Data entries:
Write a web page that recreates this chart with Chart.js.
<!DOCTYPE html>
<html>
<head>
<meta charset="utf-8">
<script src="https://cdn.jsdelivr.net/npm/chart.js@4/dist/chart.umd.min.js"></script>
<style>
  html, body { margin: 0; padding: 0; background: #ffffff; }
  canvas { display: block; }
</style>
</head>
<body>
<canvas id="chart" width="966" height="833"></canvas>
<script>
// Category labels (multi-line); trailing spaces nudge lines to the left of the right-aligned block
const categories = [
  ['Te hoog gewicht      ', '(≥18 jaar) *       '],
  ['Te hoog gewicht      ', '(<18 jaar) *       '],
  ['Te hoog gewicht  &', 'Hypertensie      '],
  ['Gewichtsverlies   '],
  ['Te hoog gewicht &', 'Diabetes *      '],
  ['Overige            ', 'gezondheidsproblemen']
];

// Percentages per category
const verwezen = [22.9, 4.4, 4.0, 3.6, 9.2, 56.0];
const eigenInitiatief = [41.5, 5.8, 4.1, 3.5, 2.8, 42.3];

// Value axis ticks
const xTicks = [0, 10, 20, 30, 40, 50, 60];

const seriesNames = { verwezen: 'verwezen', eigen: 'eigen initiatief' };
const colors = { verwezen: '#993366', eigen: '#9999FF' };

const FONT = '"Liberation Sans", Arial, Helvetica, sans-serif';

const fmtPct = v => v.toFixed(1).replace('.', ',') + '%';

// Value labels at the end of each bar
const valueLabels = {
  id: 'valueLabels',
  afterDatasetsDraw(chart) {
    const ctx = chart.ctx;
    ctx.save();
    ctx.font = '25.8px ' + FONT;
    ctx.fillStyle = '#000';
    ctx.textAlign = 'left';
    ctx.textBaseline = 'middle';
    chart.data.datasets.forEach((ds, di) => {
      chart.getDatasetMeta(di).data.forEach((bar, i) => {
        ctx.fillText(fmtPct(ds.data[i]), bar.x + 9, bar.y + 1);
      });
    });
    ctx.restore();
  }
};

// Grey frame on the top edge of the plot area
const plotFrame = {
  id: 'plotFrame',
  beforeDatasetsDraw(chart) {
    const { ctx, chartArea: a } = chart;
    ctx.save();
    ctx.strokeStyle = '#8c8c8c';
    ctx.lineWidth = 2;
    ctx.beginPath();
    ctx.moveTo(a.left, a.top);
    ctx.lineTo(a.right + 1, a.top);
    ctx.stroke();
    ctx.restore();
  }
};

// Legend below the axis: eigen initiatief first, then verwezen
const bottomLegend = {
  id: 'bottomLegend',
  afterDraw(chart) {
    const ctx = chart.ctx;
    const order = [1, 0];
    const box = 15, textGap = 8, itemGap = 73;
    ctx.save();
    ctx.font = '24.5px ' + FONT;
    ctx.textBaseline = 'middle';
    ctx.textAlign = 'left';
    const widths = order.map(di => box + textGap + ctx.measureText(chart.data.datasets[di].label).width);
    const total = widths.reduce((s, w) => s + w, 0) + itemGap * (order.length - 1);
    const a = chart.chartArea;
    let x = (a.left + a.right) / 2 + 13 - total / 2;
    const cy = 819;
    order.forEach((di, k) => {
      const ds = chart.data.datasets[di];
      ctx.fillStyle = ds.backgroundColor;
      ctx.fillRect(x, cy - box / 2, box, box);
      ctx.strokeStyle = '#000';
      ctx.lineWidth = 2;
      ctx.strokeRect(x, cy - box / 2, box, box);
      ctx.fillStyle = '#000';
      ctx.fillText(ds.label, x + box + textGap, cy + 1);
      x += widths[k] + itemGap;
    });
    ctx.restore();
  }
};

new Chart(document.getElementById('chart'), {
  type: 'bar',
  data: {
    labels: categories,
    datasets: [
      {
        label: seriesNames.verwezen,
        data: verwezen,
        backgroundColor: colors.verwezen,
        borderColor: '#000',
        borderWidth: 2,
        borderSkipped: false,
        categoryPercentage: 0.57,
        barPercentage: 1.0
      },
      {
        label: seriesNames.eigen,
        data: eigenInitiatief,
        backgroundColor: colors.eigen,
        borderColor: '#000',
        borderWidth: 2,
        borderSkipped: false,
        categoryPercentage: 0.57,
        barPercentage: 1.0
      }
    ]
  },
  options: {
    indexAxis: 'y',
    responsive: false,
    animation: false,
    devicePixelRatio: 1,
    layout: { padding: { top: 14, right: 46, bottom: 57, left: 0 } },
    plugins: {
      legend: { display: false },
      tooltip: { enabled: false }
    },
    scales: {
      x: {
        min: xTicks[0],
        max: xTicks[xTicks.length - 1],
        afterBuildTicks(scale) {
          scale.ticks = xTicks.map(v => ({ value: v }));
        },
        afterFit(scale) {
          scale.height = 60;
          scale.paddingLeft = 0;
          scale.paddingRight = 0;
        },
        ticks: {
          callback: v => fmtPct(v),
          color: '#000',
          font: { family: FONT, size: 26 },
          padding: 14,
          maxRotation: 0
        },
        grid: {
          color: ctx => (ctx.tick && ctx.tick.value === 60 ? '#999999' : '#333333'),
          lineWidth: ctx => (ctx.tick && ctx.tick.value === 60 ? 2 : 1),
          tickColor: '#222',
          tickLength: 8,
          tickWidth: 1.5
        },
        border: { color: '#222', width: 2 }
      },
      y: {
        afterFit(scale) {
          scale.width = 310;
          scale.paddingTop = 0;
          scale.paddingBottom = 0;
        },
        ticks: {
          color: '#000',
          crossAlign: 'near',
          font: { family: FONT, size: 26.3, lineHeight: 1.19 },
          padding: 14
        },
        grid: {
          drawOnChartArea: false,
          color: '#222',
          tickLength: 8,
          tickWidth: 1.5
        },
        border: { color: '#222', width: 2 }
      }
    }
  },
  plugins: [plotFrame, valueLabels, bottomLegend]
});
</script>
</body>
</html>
==
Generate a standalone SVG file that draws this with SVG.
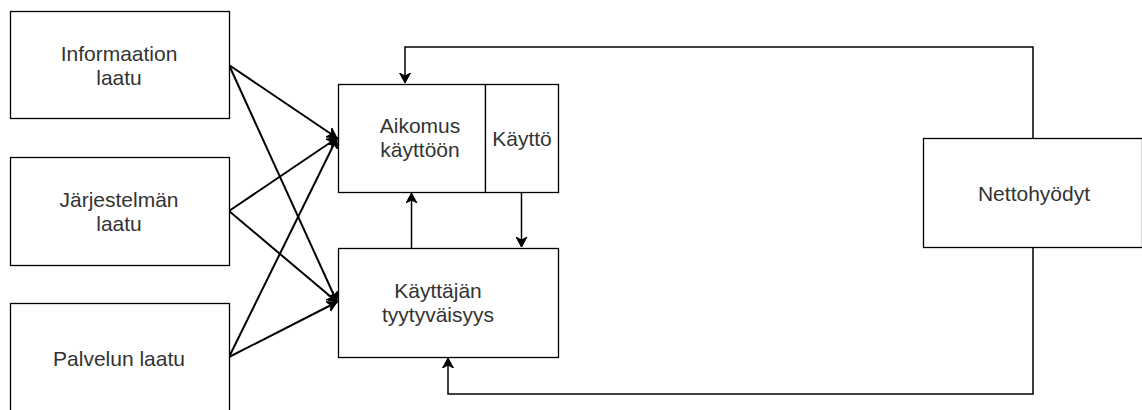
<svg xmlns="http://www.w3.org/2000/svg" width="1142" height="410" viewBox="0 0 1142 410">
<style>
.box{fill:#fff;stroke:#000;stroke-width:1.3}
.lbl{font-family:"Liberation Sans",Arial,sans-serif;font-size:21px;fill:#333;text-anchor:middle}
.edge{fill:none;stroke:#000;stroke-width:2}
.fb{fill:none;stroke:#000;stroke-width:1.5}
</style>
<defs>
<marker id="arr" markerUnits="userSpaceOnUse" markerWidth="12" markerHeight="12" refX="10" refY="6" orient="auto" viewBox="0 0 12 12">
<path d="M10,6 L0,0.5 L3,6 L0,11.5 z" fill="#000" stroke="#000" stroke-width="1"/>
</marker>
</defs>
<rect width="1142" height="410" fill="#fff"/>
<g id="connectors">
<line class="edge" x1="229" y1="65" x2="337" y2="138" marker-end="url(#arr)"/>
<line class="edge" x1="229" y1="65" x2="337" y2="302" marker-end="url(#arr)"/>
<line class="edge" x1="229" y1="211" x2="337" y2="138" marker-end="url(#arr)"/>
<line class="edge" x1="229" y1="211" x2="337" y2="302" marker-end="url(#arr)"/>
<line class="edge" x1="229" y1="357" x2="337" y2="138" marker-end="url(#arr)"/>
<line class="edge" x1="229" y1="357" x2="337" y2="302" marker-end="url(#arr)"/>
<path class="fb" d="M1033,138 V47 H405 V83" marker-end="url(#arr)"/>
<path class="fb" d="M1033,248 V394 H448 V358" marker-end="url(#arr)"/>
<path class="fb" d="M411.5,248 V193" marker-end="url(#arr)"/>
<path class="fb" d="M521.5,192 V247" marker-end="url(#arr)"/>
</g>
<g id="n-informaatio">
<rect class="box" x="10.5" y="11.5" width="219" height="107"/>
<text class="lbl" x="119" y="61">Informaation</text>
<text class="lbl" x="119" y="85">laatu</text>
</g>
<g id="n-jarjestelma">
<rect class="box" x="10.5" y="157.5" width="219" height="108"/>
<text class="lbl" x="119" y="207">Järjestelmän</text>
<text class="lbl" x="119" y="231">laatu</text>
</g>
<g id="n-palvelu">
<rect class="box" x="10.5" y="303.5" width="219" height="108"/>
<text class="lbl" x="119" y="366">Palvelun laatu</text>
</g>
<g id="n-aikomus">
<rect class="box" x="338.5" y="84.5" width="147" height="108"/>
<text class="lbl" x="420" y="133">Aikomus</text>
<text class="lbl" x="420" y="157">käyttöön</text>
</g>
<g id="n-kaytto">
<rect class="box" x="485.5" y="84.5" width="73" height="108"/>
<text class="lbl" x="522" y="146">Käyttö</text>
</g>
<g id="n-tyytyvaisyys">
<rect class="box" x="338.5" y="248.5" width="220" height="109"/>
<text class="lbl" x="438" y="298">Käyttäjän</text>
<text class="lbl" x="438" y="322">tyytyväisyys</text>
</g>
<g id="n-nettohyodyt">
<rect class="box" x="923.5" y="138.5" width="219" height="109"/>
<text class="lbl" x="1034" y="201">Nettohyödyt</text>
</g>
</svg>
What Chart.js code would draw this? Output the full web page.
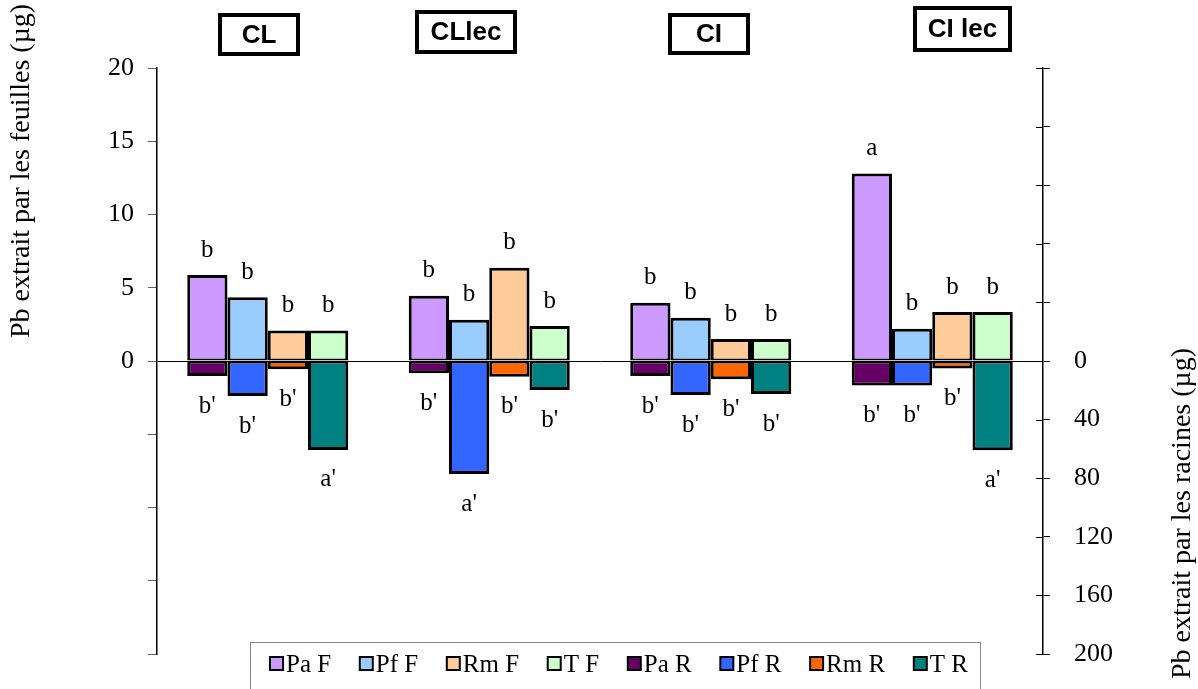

▶ **Task details**
What is wanted is an exact copy of the lines from the line containing "Write a web" to the line containing "const fmtPct = v", both lines included, and of no other line.

▶ **Response to the exercise**
Write a web page that recreates this chart with Chart.js.
<!DOCTYPE html>
<html>
<head>
<meta charset="utf-8">
<script src="https://cdn.jsdelivr.net/npm/chart.js@4/dist/chart.umd.min.js"></script>
<style>
  html, body { margin: 0; padding: 0; background: #ffffff; }
  canvas { display: block; }
</style>
</head>
<body>
<canvas id="chart" width="966" height="833"></canvas>
<script>
// Category labels (multi-line); trailing spaces nudge lines to the left of the right-aligned block
const categories = [
  ['Te hoog gewicht      ', '(≥18 jaar) *       '],
  ['Te hoog gewicht      ', '(<18 jaar) *       '],
  ['Te hoog gewicht  &', 'Hypertensie      '],
  ['Gewichtsverlies   '],
  ['Te hoog gewicht &', 'Diabetes *      '],
  ['Overige            ', 'gezondheidsproblemen']
];

// Percentages per category
const verwezen = [22.9, 4.4, 4.0, 3.6, 9.2, 56.0];
const eigenInitiatief = [41.5, 5.8, 4.1, 3.5, 2.8, 42.3];

// Value axis ticks
const xTicks = [0, 10, 20, 30, 40, 50, 60];

const seriesNames = { verwezen: 'verwezen', eigen: 'eigen initiatief' };
const colors = { verwezen: '#993366', eigen: '#9999FF' };

const FONT = '"Liberation Sans", Arial, Helvetica, sans-serif';

const fmtPct = v => v.toFixed(1).replace('.', ',') + '%';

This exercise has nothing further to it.